Likely the lease agreement provides that the tenancy becomes month-to-month if no new writing is signed. It will pay you to read the agreement very carefully and determine which provisions continue to apply after the expiration of the first year and which do not.
If you want the money from the tenant, and he or she is not paying, then you will probably have to file suit on some theory, whether the written agreement is still valid or not. Depending on the circumstances, you may want to evict him or her as well.
If you sue, you can plead breach of written contract and breach of oral contract and other causes of action, perhaps waste or conversion or negligence--all depending on the facts--and recover what is due you under one theory or another. If the written agreement has an attorney fees clause, then you may be awarded attorney fees on top of other costs of suit when you win the judgment.

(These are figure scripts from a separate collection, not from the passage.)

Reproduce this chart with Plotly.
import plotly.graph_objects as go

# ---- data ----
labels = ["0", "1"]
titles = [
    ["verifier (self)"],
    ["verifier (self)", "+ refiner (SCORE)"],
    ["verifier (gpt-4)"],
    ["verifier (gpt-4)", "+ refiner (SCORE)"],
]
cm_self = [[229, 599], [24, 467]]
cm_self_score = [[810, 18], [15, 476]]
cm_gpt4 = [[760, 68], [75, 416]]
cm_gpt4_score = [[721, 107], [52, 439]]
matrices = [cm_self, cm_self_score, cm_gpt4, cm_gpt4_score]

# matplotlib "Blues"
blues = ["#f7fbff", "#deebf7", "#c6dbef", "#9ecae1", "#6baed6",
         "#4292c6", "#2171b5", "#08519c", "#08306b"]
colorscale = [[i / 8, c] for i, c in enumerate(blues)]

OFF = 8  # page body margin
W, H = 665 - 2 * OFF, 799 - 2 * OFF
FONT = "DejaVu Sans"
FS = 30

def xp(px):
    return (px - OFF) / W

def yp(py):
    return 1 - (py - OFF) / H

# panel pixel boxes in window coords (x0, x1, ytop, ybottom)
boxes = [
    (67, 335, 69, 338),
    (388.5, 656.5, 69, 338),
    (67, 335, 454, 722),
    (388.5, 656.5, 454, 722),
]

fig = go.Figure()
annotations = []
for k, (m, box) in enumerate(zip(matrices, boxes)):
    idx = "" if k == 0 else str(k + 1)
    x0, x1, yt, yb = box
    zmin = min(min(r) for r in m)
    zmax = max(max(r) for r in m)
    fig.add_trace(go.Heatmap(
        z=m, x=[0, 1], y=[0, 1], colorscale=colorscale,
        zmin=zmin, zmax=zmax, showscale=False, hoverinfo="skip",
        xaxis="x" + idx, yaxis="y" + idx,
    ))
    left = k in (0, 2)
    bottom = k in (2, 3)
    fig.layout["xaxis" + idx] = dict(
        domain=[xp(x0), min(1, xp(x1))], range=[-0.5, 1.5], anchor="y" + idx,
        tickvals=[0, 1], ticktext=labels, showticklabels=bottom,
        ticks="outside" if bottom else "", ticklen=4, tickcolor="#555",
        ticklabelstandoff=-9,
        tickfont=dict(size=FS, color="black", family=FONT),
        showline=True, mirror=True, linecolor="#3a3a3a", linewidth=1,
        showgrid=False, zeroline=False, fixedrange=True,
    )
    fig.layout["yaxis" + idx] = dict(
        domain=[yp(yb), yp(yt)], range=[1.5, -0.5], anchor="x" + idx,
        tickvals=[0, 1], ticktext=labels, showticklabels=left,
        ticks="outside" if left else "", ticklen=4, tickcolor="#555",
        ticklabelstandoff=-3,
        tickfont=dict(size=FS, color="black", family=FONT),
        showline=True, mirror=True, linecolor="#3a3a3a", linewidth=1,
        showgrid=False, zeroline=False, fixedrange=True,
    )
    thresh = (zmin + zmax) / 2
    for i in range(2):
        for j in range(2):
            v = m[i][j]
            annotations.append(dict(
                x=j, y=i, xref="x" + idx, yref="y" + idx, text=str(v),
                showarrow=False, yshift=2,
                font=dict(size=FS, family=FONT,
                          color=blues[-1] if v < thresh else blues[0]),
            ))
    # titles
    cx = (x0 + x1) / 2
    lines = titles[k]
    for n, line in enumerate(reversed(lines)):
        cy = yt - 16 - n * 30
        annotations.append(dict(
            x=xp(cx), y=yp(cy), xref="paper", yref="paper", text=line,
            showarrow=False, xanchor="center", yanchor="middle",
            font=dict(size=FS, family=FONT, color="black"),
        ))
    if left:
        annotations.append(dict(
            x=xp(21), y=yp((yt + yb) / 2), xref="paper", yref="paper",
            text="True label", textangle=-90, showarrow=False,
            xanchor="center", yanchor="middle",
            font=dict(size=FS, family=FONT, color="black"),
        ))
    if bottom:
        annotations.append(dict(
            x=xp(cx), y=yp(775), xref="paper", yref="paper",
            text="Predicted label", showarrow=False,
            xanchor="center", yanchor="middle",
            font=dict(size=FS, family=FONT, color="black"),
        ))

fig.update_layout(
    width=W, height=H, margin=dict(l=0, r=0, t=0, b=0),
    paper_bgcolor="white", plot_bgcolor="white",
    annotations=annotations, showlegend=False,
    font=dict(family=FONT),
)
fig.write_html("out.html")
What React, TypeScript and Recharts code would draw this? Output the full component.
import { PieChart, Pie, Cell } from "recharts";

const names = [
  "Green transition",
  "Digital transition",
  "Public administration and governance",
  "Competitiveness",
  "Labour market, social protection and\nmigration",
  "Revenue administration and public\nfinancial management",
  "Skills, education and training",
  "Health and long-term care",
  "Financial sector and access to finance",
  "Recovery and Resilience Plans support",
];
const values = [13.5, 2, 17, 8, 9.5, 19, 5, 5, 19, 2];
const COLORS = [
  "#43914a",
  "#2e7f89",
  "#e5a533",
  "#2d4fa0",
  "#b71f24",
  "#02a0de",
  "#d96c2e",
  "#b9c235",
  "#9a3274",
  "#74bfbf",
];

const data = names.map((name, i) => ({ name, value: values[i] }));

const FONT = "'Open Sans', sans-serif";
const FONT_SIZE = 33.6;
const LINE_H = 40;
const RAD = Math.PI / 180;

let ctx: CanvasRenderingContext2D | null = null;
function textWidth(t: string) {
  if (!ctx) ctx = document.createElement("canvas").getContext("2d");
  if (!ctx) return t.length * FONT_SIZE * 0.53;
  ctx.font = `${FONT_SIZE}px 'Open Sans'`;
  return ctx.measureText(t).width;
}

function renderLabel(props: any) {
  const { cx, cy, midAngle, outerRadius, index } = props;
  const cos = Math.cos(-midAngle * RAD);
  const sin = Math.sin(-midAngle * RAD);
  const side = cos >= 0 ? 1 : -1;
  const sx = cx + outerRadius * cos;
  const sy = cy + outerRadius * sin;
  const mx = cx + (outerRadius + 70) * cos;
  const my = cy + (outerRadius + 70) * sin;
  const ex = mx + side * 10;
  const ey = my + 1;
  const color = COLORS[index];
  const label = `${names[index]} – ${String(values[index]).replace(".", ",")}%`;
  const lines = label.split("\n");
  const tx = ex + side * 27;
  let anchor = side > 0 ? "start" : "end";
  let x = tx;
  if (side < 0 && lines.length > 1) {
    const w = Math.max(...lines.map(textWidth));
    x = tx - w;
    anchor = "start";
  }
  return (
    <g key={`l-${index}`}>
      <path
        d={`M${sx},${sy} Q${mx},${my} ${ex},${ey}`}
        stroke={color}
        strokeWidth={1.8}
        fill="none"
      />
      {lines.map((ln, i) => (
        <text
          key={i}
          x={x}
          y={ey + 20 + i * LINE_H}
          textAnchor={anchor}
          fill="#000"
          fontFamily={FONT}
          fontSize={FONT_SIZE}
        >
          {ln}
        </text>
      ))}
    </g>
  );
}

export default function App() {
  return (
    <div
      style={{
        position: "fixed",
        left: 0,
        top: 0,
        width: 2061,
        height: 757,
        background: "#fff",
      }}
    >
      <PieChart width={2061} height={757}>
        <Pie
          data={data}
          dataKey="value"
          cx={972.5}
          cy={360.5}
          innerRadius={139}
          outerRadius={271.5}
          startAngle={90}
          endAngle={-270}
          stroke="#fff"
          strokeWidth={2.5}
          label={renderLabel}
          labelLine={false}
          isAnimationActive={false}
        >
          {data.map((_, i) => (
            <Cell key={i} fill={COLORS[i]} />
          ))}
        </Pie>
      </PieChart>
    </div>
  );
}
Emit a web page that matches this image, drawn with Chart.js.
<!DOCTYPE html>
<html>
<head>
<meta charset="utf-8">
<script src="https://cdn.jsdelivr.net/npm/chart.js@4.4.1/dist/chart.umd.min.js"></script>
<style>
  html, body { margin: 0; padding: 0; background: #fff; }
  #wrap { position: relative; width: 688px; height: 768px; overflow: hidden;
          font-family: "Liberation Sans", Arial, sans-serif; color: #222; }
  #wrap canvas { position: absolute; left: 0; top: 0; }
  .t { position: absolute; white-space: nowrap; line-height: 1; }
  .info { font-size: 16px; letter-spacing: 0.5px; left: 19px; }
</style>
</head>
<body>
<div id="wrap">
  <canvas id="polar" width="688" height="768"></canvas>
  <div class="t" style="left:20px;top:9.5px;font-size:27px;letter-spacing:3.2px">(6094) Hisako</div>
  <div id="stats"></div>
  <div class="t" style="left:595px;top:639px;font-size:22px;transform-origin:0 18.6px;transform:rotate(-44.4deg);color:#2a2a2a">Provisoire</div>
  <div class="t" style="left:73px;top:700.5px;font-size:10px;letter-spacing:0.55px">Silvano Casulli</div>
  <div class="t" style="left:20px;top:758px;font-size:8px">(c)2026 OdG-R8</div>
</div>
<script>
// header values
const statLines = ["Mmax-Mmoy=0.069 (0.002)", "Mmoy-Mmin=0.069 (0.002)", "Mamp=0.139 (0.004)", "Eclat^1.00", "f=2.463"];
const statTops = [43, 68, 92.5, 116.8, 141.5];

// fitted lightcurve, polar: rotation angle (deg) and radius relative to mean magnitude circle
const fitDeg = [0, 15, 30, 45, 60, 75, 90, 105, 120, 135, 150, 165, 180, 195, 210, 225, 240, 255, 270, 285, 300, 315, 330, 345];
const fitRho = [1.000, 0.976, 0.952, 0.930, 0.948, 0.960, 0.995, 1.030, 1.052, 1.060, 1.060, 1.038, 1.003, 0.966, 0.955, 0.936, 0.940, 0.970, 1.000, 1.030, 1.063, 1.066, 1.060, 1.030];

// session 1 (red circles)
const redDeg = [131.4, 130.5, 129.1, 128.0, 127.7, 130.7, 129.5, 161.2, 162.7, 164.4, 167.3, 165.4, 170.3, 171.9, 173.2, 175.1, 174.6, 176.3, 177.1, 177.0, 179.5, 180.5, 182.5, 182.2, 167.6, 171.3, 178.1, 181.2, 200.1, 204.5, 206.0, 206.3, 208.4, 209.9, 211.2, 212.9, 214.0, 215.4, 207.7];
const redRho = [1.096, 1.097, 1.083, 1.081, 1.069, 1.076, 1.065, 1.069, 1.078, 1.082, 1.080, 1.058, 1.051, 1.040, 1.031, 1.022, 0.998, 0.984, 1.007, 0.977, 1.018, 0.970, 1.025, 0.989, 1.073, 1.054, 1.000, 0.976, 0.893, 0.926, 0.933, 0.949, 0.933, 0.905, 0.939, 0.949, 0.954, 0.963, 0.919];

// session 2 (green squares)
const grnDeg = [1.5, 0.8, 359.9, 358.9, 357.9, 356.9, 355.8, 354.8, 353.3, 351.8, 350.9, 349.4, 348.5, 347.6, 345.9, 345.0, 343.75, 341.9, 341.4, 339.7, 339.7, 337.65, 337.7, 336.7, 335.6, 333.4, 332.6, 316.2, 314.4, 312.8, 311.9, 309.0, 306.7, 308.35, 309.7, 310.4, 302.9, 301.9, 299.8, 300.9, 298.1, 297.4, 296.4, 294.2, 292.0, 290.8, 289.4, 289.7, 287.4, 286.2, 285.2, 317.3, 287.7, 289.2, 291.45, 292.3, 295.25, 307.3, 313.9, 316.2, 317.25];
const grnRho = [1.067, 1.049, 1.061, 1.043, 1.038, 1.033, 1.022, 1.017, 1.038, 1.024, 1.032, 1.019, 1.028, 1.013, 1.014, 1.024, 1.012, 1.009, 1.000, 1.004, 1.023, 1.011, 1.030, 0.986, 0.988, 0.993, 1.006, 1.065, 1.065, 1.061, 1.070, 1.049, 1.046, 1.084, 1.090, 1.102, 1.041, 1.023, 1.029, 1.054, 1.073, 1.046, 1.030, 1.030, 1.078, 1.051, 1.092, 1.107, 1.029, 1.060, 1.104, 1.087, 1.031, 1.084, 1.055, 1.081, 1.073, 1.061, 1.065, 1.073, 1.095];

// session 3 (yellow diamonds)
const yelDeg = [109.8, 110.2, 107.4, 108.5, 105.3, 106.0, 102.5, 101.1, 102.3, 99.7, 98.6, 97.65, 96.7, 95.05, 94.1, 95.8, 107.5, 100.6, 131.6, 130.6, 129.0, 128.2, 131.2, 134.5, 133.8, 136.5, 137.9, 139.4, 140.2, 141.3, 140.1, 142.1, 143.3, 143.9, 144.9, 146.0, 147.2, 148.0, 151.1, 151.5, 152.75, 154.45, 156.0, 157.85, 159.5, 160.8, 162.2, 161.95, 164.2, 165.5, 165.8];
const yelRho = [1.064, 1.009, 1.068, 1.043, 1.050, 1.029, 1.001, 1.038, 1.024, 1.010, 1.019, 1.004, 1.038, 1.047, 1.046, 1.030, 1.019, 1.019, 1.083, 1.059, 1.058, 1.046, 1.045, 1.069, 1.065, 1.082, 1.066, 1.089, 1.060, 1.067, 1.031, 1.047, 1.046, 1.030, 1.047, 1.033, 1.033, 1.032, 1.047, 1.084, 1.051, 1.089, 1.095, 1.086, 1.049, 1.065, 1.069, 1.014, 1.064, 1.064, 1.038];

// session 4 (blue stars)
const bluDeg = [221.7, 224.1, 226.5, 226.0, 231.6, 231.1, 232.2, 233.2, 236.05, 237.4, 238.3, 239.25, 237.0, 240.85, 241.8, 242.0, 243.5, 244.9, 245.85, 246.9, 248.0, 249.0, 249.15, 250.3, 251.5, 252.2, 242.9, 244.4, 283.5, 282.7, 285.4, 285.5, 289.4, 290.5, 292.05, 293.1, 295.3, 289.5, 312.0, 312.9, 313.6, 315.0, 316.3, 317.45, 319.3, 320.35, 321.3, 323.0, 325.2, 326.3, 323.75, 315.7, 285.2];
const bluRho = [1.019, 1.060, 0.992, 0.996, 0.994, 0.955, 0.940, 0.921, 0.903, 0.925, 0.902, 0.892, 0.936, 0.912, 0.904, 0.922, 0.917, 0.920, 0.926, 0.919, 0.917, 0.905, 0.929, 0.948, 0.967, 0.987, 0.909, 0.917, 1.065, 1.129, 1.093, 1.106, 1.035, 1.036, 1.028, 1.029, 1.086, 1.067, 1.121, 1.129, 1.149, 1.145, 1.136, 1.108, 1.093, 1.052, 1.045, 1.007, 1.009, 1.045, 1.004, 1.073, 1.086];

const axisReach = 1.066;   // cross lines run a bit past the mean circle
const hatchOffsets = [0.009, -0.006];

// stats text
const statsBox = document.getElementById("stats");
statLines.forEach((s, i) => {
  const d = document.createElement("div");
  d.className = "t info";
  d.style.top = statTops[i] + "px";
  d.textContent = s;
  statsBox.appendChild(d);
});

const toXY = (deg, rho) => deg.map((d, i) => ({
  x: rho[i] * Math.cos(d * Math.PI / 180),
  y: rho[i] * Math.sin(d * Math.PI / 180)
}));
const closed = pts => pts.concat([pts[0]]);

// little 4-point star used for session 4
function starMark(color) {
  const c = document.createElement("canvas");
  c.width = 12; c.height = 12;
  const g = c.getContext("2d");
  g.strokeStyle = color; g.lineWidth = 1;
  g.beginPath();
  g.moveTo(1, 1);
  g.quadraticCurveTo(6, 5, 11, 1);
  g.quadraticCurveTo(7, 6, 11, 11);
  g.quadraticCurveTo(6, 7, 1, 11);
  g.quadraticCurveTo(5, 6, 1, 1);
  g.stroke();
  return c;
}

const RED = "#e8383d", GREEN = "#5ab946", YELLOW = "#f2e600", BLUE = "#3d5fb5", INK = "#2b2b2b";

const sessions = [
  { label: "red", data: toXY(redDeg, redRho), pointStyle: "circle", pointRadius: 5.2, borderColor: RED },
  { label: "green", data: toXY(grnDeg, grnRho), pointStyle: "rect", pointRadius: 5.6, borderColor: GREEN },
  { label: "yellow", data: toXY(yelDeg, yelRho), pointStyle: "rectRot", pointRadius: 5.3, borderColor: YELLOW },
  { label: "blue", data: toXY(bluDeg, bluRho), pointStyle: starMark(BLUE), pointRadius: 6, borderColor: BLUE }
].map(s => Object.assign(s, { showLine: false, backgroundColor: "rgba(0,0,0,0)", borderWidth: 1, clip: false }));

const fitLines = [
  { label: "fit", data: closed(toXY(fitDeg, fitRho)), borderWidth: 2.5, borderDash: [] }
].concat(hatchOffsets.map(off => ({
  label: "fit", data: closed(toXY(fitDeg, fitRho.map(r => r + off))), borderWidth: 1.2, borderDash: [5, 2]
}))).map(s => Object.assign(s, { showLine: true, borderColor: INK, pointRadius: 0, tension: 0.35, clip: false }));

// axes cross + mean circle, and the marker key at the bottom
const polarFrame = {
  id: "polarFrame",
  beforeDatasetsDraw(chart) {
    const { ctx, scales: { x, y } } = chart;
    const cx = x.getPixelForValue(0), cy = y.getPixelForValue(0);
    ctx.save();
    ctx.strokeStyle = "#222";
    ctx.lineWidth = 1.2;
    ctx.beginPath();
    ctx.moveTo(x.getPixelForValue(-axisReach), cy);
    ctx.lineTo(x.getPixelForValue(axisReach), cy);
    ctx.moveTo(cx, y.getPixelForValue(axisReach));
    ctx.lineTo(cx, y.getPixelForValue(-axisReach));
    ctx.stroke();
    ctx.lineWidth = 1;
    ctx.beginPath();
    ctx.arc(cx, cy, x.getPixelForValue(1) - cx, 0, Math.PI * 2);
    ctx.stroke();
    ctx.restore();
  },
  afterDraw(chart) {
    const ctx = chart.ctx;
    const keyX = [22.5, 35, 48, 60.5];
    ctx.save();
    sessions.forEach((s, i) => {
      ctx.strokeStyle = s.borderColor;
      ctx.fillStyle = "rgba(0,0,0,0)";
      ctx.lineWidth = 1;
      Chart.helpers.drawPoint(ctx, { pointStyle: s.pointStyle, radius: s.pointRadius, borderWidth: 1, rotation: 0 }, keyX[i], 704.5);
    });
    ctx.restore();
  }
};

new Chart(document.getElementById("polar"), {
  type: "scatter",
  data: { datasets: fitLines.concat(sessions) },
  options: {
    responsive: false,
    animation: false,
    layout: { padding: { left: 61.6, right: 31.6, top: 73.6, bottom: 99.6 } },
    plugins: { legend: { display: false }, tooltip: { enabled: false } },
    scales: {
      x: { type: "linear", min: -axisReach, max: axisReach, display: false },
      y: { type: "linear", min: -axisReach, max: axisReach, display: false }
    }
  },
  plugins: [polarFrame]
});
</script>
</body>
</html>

It would probably be worth it to get an hour's worth of time from an attorney to review the agreement and evidence of non-payment, damage to property, etc., and decide how to proceed from there.
Once a lease expires, it typically converts to a month to month tenancy. The general provisions of the lease will still apply, except that now either the tenant or the landlord can end the tenancy on 30 or 60 day notice.
If your tenants have not paid rent, then you can serve them with a three day notice and then an unlawful detainer lawsuit. The terms of the lease will be relevant and applicable in any dispute regarding the rent or tenancy.